INSTRUCTIONS TO FOLLOW
The lines to extract run from the first line of the material below to the line containing "plt.rcParams['lines.scale_dashes'] = False", both included; leave the pictures behind.

DATA BLOCK
········

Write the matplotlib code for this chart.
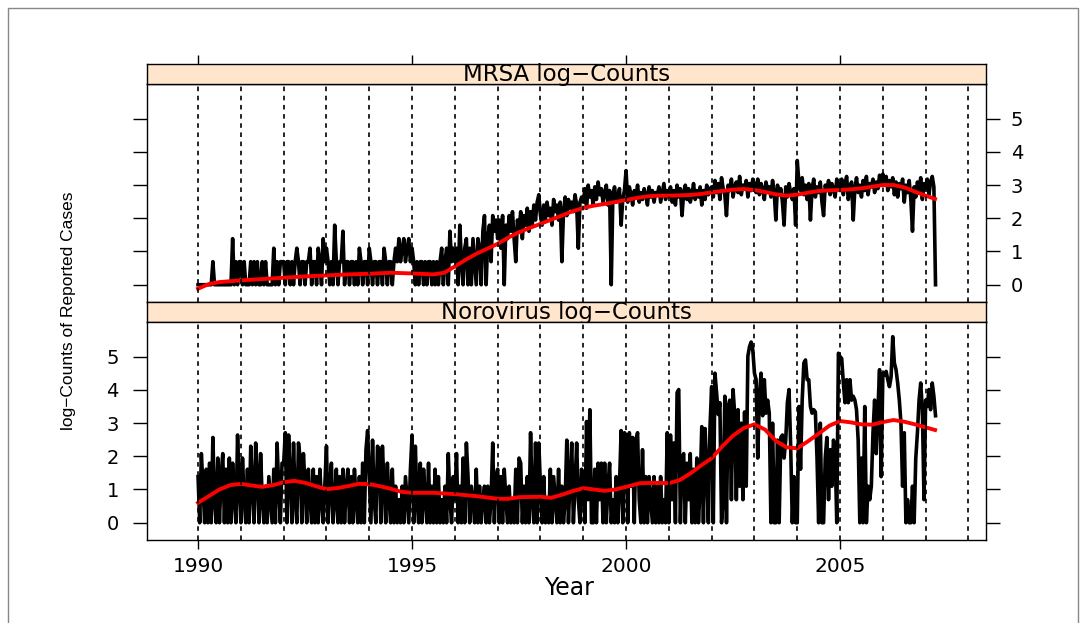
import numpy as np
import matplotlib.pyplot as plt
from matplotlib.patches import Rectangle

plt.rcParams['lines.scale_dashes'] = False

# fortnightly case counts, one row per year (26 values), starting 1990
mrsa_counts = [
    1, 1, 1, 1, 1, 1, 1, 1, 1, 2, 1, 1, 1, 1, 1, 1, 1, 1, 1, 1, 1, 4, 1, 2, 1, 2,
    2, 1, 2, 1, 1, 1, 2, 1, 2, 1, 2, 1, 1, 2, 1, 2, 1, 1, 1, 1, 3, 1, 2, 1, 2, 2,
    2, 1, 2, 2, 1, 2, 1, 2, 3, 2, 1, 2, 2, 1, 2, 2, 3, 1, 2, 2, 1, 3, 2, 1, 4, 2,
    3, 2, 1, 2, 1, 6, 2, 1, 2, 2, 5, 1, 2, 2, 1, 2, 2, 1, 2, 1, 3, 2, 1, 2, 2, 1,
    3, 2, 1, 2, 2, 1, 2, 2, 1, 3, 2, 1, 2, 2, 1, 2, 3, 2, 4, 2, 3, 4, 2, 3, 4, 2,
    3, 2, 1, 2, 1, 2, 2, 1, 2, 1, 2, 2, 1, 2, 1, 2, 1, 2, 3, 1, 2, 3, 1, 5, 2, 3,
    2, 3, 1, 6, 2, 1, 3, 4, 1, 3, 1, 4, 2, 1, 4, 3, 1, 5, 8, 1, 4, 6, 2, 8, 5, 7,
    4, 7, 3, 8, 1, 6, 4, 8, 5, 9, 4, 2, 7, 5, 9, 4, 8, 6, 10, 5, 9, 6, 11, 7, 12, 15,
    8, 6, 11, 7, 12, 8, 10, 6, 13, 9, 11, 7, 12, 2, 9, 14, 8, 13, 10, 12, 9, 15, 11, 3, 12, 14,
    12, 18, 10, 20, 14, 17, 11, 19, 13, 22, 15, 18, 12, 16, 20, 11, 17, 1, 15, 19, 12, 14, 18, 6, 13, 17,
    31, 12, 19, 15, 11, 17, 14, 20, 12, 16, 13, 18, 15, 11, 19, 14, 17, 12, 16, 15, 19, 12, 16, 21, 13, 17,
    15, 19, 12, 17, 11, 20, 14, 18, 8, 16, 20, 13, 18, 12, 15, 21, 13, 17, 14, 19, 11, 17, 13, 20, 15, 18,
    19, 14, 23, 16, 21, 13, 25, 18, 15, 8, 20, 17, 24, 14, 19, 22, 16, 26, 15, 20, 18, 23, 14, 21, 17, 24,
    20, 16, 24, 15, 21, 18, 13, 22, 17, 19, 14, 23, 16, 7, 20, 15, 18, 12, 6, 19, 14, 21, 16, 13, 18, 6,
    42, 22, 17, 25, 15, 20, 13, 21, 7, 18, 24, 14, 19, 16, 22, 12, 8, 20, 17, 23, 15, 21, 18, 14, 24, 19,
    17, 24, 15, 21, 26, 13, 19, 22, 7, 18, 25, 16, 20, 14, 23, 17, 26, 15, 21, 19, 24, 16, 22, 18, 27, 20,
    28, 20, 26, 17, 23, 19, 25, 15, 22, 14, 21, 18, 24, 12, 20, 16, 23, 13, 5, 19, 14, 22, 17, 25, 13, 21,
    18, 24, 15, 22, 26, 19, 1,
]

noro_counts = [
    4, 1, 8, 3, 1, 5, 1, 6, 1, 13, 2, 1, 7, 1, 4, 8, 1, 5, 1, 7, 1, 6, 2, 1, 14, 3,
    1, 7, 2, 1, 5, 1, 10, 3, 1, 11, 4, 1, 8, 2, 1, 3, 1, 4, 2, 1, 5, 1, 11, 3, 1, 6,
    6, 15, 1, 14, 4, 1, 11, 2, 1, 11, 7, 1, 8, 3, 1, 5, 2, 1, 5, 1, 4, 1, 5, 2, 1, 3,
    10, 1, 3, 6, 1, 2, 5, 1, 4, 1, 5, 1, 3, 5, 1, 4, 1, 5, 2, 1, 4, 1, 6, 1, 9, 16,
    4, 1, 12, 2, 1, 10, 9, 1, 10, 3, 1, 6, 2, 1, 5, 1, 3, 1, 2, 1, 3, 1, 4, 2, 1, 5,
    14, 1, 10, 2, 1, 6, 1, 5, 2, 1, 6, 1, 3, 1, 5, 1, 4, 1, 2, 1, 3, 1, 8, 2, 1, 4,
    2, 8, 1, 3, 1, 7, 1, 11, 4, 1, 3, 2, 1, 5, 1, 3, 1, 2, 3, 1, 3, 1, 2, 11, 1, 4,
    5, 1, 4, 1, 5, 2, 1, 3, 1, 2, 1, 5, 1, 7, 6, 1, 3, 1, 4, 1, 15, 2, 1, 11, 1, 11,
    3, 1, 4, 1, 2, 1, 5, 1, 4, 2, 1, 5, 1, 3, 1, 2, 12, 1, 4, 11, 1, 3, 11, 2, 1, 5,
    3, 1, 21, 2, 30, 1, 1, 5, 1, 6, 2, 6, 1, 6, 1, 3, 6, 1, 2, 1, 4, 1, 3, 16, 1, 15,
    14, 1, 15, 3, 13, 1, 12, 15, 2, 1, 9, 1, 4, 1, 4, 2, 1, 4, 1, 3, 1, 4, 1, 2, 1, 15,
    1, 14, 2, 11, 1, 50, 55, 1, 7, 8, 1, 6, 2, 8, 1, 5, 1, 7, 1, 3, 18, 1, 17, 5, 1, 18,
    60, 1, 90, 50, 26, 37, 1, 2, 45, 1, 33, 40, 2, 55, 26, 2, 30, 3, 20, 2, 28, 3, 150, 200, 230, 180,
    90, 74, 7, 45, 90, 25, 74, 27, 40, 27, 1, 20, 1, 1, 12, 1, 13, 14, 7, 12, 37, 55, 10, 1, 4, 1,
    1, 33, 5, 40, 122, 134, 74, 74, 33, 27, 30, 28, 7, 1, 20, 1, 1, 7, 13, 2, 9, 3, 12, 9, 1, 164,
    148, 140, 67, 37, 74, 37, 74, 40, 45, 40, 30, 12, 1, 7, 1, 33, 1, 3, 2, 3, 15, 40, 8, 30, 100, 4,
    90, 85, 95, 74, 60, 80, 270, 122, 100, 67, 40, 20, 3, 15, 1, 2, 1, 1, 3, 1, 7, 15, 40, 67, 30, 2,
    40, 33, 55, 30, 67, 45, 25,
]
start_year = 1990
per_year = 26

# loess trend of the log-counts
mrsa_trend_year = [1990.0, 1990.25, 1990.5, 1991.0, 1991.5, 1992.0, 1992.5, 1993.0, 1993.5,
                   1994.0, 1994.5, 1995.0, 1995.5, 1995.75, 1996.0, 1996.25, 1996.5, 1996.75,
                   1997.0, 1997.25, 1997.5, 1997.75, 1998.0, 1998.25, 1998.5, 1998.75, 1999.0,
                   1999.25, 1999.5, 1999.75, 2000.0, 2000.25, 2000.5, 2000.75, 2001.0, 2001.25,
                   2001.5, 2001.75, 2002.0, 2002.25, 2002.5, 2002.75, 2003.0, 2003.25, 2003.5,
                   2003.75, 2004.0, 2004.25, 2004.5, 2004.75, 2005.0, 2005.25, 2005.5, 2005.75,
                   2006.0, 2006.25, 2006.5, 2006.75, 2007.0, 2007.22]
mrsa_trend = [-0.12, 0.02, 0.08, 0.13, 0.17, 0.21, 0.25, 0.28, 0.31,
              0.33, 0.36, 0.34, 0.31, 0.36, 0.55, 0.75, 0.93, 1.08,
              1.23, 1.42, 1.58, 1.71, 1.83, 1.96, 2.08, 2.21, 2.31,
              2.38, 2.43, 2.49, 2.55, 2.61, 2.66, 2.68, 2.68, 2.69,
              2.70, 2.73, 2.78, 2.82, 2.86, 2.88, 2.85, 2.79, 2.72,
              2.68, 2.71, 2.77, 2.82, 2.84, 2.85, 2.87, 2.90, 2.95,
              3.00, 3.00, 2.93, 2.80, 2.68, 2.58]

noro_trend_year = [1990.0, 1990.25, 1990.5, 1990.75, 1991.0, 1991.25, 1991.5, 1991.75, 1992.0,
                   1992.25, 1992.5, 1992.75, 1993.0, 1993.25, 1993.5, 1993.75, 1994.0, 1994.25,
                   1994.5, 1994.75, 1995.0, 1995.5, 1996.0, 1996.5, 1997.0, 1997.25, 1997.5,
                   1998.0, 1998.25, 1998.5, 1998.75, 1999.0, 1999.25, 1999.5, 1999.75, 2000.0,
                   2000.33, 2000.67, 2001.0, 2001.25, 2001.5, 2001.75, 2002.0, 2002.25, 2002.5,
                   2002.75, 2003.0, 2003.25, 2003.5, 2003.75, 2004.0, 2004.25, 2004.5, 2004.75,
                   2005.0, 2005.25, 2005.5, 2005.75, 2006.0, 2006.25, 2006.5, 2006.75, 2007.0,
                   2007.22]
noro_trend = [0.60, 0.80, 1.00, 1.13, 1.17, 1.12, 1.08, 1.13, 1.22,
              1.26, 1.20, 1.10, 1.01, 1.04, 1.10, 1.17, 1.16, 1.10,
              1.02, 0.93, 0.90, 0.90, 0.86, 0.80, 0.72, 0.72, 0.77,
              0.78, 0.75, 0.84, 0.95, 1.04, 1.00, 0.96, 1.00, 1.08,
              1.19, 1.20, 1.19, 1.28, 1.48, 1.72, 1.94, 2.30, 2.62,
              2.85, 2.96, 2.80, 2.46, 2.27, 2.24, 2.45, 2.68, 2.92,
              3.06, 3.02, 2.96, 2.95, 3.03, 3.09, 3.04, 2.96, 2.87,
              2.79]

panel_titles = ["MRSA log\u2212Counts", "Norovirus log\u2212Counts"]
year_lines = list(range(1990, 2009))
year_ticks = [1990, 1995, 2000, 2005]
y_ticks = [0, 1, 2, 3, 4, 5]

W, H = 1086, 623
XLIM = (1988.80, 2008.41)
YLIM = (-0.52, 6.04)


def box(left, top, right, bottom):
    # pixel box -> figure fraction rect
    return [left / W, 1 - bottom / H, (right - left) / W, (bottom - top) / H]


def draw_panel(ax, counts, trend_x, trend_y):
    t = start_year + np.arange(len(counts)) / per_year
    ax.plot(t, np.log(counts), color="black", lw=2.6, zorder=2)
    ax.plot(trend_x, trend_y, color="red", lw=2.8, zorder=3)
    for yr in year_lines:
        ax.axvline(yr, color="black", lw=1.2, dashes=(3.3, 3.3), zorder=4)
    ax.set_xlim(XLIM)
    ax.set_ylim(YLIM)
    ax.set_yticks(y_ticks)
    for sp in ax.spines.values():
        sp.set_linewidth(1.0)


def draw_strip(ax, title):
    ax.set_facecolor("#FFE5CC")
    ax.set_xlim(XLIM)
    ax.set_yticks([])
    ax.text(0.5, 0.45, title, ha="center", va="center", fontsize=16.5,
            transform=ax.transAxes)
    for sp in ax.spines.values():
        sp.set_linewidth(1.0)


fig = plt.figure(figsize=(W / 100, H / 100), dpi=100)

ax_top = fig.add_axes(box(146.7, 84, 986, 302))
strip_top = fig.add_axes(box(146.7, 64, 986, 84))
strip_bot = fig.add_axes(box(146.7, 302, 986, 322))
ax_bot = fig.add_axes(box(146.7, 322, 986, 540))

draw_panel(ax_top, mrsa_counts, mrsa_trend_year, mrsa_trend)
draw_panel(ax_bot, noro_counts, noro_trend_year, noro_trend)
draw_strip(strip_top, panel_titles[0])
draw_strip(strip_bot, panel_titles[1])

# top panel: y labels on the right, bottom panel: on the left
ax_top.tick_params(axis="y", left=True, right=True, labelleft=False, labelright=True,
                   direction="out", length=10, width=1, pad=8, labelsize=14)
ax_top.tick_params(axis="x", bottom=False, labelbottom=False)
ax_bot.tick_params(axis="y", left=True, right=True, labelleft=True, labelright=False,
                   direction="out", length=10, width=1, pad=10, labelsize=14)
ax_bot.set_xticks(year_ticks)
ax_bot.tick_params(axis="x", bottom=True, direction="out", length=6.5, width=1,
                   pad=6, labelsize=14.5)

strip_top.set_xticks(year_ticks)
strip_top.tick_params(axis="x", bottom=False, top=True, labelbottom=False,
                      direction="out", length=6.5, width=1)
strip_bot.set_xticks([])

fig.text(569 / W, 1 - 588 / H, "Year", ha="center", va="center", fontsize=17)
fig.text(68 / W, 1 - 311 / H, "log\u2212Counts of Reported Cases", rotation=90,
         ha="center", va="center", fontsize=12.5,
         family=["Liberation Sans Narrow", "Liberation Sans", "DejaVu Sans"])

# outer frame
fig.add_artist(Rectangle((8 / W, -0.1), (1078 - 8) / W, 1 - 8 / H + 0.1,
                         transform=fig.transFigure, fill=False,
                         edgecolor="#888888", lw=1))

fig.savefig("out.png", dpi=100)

········

EXERCISE RESPONSE
Write the matplotlib code for this chart.
import numpy as np
import matplotlib.pyplot as plt
from matplotlib.patches import Rectangle

plt.rcParams['lines.scale_dashes'] = False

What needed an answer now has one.